Année politique Suisse 1978 : Chronique générale / Défense nationale / Landesverteidigung und Gesellschaft
print
Armeeleitbild 80
Da sich die erste Halbzeit für die Verwirklichung des Armeeleitbildes 80 dem Ende zuneigt, beginnt man sich in der Verteidigungspolitik bereits mit der Planung über 1985 hinaus zu beschäftigen. An einem Informationstag der Militär- und Sicherheitsausschüsse der Bundesratsparteien kündigte Generalstabschef H. Senn einen neuen Leitbild-Bericht auf 1983 an. Als Schwerpunkte des weiteren Ausbaus der Armee nannte er vor allem die Ausrüstung der Kampfregimenter mit gefechtsfeldbeweglichen (gepanzerten) Panzerabwehrwaffen, die Bildung einer luftmobilen und einer mechanisierten Armeereserve sowie die Erhöhung der Gegenschlagkapazität in den Feldarmeekorps. Damit bekundete er das Bestreben, in der militärischeh Verteidigungskonzeption die Komponente der Beweglichkeit stärker zu betonen. Er äusserte sich aber weit zurückhaltender als der Publizist G. Däniker, der die erhöhte Beweglichkeit durch Aufstellung einer ständigen Bereitschaftstruppe aus mechanisierten oder luftmobilen Verbänden erreichen will und dabei die Voraussetzungen der Konzeption 66 in Frage stellt [12]. Eher in die Richtung einer Raumverteidigung zielte der Kommandant des Gebirgsarmeekorps, G. Reichlin, indem er sich gegen die vom Armeeleitbild 80 vorgesehene Gewichtsverlagerung auf die Feldarmeekorps wandte, weil ein langdauernder Widerstand nur im Alpenraum denkbar sei. Dass Korpskommandant Reichlin in der Landesverteidigungskommission nicht gegen das Armeeleitbild Stellung genommen hatte, sondern seine Kritik am geplanten Abzug von Truppenkörpern aus der Gebirgsarmee erst hinterher und öffentlich, akzentuiert durch einen vorzeitigen Rücktritt, äusserte, wirkte schockierend. Der Fall ist damit im Zusammenhang zusehen, dass die Knappheit an Finanzen und Mannschaft zur Setzung von Prioritäten zwingt und dadurch Konzepte, die auf die Verbindung verschiedenartiger Grundhaltungen angelegt sind, auf eine Belastungsprobe stellt [13].
 
[12] H. Senn : NZZ (sda), 271, 21.11.78; NZZ, 11, 15.1.78. Vgl. dazu G. Däniker, «Die Schweizer Armee der 90er Jahre», Beilage zu ASMZ, 144/1978, Nr. 11. Vgl. SPJ, 1978, S. 47.

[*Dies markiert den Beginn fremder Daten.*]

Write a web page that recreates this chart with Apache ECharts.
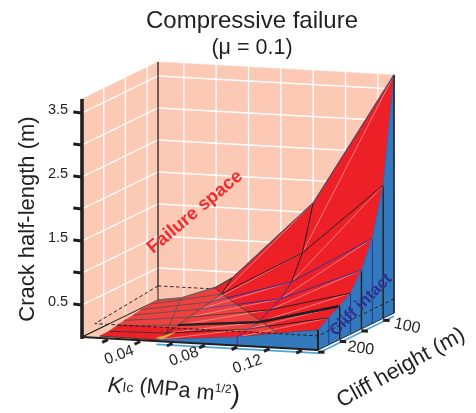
<!DOCTYPE html>
<html><head><meta charset="utf-8">
<style>html,body{margin:0;padding:0;background:#fff}#c{width:476px;height:413px}</style>
<script src="https://cdn.jsdelivr.net/npm/echarts@6/dist/echarts.min.js"></script>
</head><body><div id="c"></div>
<script>
// ---- data ----
const cliffHeights = [75, 100, 125, 150, 175, 200, 225, 250];
const kLeftEdge   = [0.004, 0.006, 0.007, 0.009, 0.010, 0.012, 0.014, 0.015];
const crackLeft   = [0.00, 0.02, 0.02, 0.02, 0.02, 0.02, 0.02, 0.03];
const kColumns    = [0.05, 0.10, 0.15];
const crackK05    = [0.41, 0.24, 0.20, 0.17, 0.125, 0.086, 0.044, 0.02];
const crackK10    = [1.65, 0.95, 0.58, 0.40, 0.31, 0.20, 0.175, 0.13];
const crackK15    = [3.72, 2.08, 1.33, 0.92, 0.64, 0.52, 0.42, 0.31];
const backEdgeK     = [0.018, 0.04];
const backEdgeCrack = [0.05, 0.25];
const planeCrack = 0.22;                       // the dashed plane
const planeKFront = 0.012;
const planeContour = [[0.04, 75], [0.0487, 94], [0.124, 246.5]];
const innerCurve = [[0.018, 75, 0.05], [0.044, 200, 0.04], [0.05, 225, 0.044]];
const orangePatch = [[0.05, 250, 0.05], [0.0535, 250, 0.035], [0.055, 225, 0.06]];
const kTicks = [0.02, 0.04, 0.06, 0.08, 0.10, 0.12, 0.14];
const kTickLabels = ['0.04', '0.08', '0.12'];
const hTicks = [100, 150, 200, 250];
const hTickLabels = ['100', '200'];
const crackTicks = [0.5, 1, 1.5, 2, 2.5, 3, 3.5];
const crackTickLabels = ['0.5', '1.5', '2.5', '3.5'];
const kRange = [0.004, 0.15], hRange = [75, 250], crackTop = 3.72;

// ---- oblique 3-D projection on to the hidden plane axes ----
function project(p) {
  const u = (p[0] - kRange[0]) / (kRange[1] - kRange[0]);
  const v = (p[1] - hRange[0]) / (hRange[1] - hRange[0]);
  return [158 + 236 * u - 76 * v, 300 + 13 * u + 37 * v - 64 * p[2]];
}
const KMIN = kRange[0], KMAX = kRange[1], HMIN = hRange[0], HMAX = hRange[1];
const FONT = '"Liberation Sans", Arial, sans-serif';
const RED = '#ee2027', BLUE = '#3379bd', NAVY = '#2e3192', INK = '#231f20', WALL = '#fbc9b4';

const rows = cliffHeights.map((h, i) => ({
  h,
  pts: [[kLeftEdge[i], h, crackLeft[i]], [kColumns[0], h, crackK05[i]],
        [kColumns[1], h, crackK10[i]], [kColumns[2], h, crackK15[i]]]
}));
rows[0].pts.splice(1, 0, ...backEdgeK.map((k, i) => [k, HMIN, backEdgeCrack[i]]));
const col = j => rows.map(r => r.pts[r.pts.length - 3 + j]);   // 0:K.05 1:K.10 2:K.15

function poly(pts, fill, stroke, lw) { return {t: 'poly', pts, fill, stroke: stroke || fill, lw: lw === undefined ? 0.5 : lw}; }
function line(pts, stroke, lw, dash) { return {t: 'line', pts, stroke, lw, dash}; }
function text(at, str, size, rot, opt) { return Object.assign({t: 'text', at, str, size, rot}, opt || {}); }

// walls and floor
const walls = [
  poly([[KMIN, HMIN, 0], [KMAX, HMIN, 0], [KMAX, HMIN, crackTop], [KMIN, HMIN, crackTop]], WALL),
  poly([[KMIN, HMIN, 0], [KMIN, HMAX, 0], [KMIN, HMAX, crackTop], [KMIN, HMIN, crackTop]], WALL),
  poly([[KMIN, HMIN, 0], [KMAX, HMIN, 0], [KMAX, HMAX, 0], [KMIN, HMAX, 0]], WALL)
];
const grid = [];
crackTicks.forEach(a => {
  grid.push(line([[KMIN, HMAX, a], [KMIN, HMIN, a], [KMAX, HMIN, a]], '#fff', 1.3));
});
kTicks.forEach(k => grid.push(line([[k, HMIN, 0], [k, HMIN, crackTop]], '#fff', 1.3)));
hTicks.filter(h => h < HMAX).forEach(h => grid.push(line([[KMIN, h, 0], [KMIN, h, crackTop]], '#fff', 1.3)));
grid.push(line([[KMIN, HMIN, 0], [KMIN, HMIN, crackTop]], '#111', 1.2));
grid.push(line([[KMIN, HMAX, 0], [KMIN, HMIN, 0], [KMAX, HMIN, 0]], '#111', 1.2));

// back half of the dashed plane
const planeBack = [line([[KMIN, HMIN, planeCrack], planeContour[0].concat(planeCrack)], '#222', 1, [3.5, 2.5])];

// surface
const cells = [];
for (let i = 0; i < rows.length - 1; i++) {
  const a = rows[i].pts, b = rows[i + 1].pts;
  cells.push(poly(a.concat(b.slice().reverse()), RED));
}
const diagonals = [];
for (let i = 0; i < rows.length - 1; i++) {
  const a = rows[i].pts, b = rows[i + 1].pts;
  const na = a.length, nb = b.length;
  diagonals.push(line([a[na - 1], b[nb - 2]], '#f7a3a0', 0.7));
  diagonals.push(line([a[na - 2], b[nb - 3]], '#f7a3a0', 0.7));
}
const rowStyle = [['#4a4a66', 1.2], [INK, 1], [NAVY, 1], [NAVY, 1], [INK, 1], [INK, 2.2], [INK, 1], ['#3b3a55', 1.1]];
const meshLeft = rows.map((r, i) => {
  const idx = r.pts.length - 3;
  return line(r.pts.slice(0, idx + 1), i === 0 ? '#4a4a52' : '#333', i === 0 ? 1.4 : 0.9);
});
const meshRight = rows.map((r, i) => line(r.pts.slice(r.pts.length - 3), rowStyle[i][0], rowStyle[i][1]));
const meshCols = [
  line(col(0).slice(0, 2), INK, 1),
  line(col(0).slice(1), '#333', 1),
  line(col(1).slice(0, 3), INK, 1),
  line(col(1).slice(2), NAVY, 0.9),
  line(innerCurve, '#333', 0.9)
];

// translucent plane where the surface lies beneath it
const planeFill = [
  poly([[KMIN, HMIN, planeCrack]].concat(planeContour.map(p => p.concat(planeCrack)))
    .concat([[planeKFront, HMAX, planeCrack]]), 'rgba(246,178,155,0.22)', 'rgba(0,0,0,0)', 0),
  line(planeContour.map(p => p.concat(planeCrack)), '#444', 1)
];

// blue walls
const rightPts = rows.map(r => r.pts[r.pts.length - 1]);
const frontPts = rows[rows.length - 1].pts.slice(1);
const blue = [
  poly(rightPts.concat([[KMAX, HMAX, 0], [KMAX, HMIN, 0]]), BLUE),
  poly(frontPts.concat([[KMAX, HMAX, 0], [kColumns[0], HMAX, 0]]), BLUE),
  poly(orangePatch, '#f7a63c')
];
const wallLineColor = [INK, INK, NAVY, INK, NAVY, INK, NAVY, INK];
rightPts.forEach((p, i) => blue.push(line([p, [KMAX, p[1], 0]], wallLineColor[i], i % 2 ? 1.4 : 1)));
blue.push(line([[kColumns[1], HMAX, crackK10[7]], [kColumns[1], HMAX, 0]], NAVY, 1));
blue.push(line(rightPts, '#4a5aa8', 1));
blue.push(line([rightPts[7], [KMAX, HMAX, 0]], INK, 2));
blue.push(line([[KMAX, HMIN, 0], [KMAX, HMIN, crackTop]], '#2a2a3a', 1.4));

// frame on top
const frame = [
  line([[kColumns[0], HMAX, -0.05], [KMAX, HMAX, -0.05]], '#4fa6da', 1.8),
  line([[KMAX, HMAX, -0.05], [KMAX, HMIN, -0.05]], '#4fa6da', 1.8),
  line([[KMIN, HMAX, 0], [KMAX, HMAX, 0]], INK, 1.8),
  line([[KMAX, HMAX, 0], [KMAX, HMIN, 0]], INK, 0.8),
  line([[KMIN, HMAX, -0.03], [KMIN, HMAX, crackTop]], INK, 3.6),
  line([[KMIN, HMIN, planeCrack], [planeKFront, HMAX, planeCrack], [KMAX, HMAX, planeCrack], [KMAX, HMIN, planeCrack]], '#222', 1, [3.5, 2.5])
];
crackTicks.forEach(a => frame.push(line([[KMIN, HMAX, a], [KMIN - 0.0055, HMAX - 0.4, a + 0.005]], INK, 3)));
kTicks.forEach(k => frame.push(line([[k, HMAX, -0.02], [k, HMAX + 13, -0.02]], INK, 3)));
hTicks.forEach(h => frame.push(line([[KMAX, h, -0.03], [KMAX + 0.004, h, -0.03]], INK, 3)));

// text
const texts = [];
crackTickLabels.forEach(s => {
  const p = [KMIN, HMAX, +s];
  texts.push(text(p, s, 14.5, 0, {dx: -24, dy: -3}));
});
kTickLabels.forEach(s => {
  const p = [+s, HMAX, 0];
  const extra = {'0.04': [-21, 15], '0.08': [-21, 13], '0.12': [-22, 17]}[s];
  texts.push(text(p, s, 15.5, 20, {dx: extra[0], dy: extra[1]}));
});
hTickLabels.forEach(s => {
  const p = [KMAX, +s, 0];
  const extra = s === '100' ? [24, 8] : [21, 9];
  texts.push(text(p, s, 16, s === '100' ? -12 : -8, {dx: extra[0], dy: extra[1]}));
});
const annotations = [
  {pos: [28, 219], str: 'Crack half-length (m)', size: 22, rot: 90},
  {pos: [401, 368], str: 'Cliff height (m)', size: 22, rot: 29},
  {pos: [195, 212], str: 'Failure space', size: 18.5, rot: 40, color: '#ee2e33', weight: 'bold'},
  {pos: [361, 305], str: 'Cliff intact', size: 16.5, rot: 45, color: NAVY, weight: 'bold'}
];

function renderer(items) {
  return function (params, api) {
    const it = items[api.value(0)];
    if (it.t === 'poly') {
      return {type: 'polygon', silent: true,
        shape: {points: it.pts.map(p => api.coord(project(p)))},
        style: {fill: it.fill, stroke: it.stroke, lineWidth: it.lw}};
    }
    if (it.t === 'line') {
      return {type: 'polyline', silent: true,
        shape: {points: it.pts.map(p => api.coord(project(p)))},
        style: {fill: null, stroke: it.stroke, lineWidth: it.lw, lineDash: it.dash || null, lineCap: 'butt'}};
    }
    const base = it.at ? project(it.at) : it.pos;
    const c = api.coord([base[0] + (it.dx || 0), base[1] + (it.dy || 0)]);
    return {type: 'text', silent: true, x: c[0], y: c[1], rotation: (it.rot || 0) * Math.PI / 180,
      style: {text: it.str, fill: it.color || INK, align: 'center', verticalAlign: 'middle',
        font: (it.weight ? it.weight + ' ' : '') + it.size + 'px ' + FONT, rich: it.rich}};
  };
}
function layer(name, items) {
  return {type: 'custom', name, coordinateSystem: 'cartesian2d', clip: false, silent: true,
    animation: false, renderItem: renderer(items), data: items.map((_, i) => [i, 0])};
}
const kAxisName = {t: 'text', pos: [174, 390], rot: -6, size: 21.5,
  str: '{k|K}{ic|Ic} (MPa m{sup|1/2}{paren|)}',
  rich: {
    k: {font: 'italic 22px ' + FONT, fill: INK, verticalAlign: 'bottom'},
    ic: {font: '14px ' + FONT, fill: INK, padding: [6, 0, 0, 0]},
    sup: {font: '12px ' + FONT, fill: INK, padding: [0, 0, 12, 0]},
    paren: {font: '27px ' + FONT, fill: INK}
  }};

const chart = echarts.init(document.getElementById('c'), null, {renderer: 'canvas'});
chart.setOption({
  animation: false,
  backgroundColor: '#fff',
  title: {text: '{a|Compressive failure}\n{b|(μ = 0.1)}', left: 247, top: 3, textAlign: 'center',
    textStyle: {fontFamily: FONT, fontWeight: 'normal', color: INK,
      rich: {a: {fontFamily: FONT, fontSize: 24, color: INK, lineHeight: 27},
             b: {fontFamily: FONT, fontSize: 21.5, color: INK, lineHeight: 26}}}},
  grid: {left: 0, right: 0, top: 0, bottom: 0},
  xAxis: {type: 'value', min: 0, max: 476, show: false},
  yAxis: {type: 'value', min: 0, max: 413, inverse: true, show: false},
  series: [
    layer('walls', walls), layer('wall grid', grid), layer('plane back', planeBack),
    layer('surface', cells), layer('diagonals', diagonals), layer('rows left', meshLeft),
    layer('columns', meshCols), layer('rows right', meshRight), layer('plane', planeFill),
    layer('thick row', [line(rows[5].pts.slice(rows[5].pts.length - 3), INK, 2.2)]),
    layer('cliff intact', blue), layer('frame', frame),
    layer('labels', texts.concat(annotations.map(a => ({t: 'text', pos: a.pos, str: a.str, size: a.size, rot: a.rot, color: a.color, weight: a.weight}))).concat([kAxisName]))
  ]
});
</script></body></html>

[13] Kritik : Vat., 262, 11.11.78. Rücktritt: LNN. 254, 2.11.78; TA, 256, 3.11.78. Vgl. dazu TA. 257, 4.11.78 (H. Senn) ; Vat., 274, 25.11.78.Nachfolger als Chef des Gebirgsarmeekorps wurde E. Franchini, womit erstmals ein Tessiner das Kommando eines Armeekorps erhielt und zugleich die romanische Schweiz wieder einen zweiten Vertreter in der neunköpfigen Landesverteidigungskommission (BaZ, 293, 16.11.78 ; CdT, 264. 16.1 1.78 ; NZZ. 267, 16.11.78 sowie SPJ, 1977, S. 51 f.).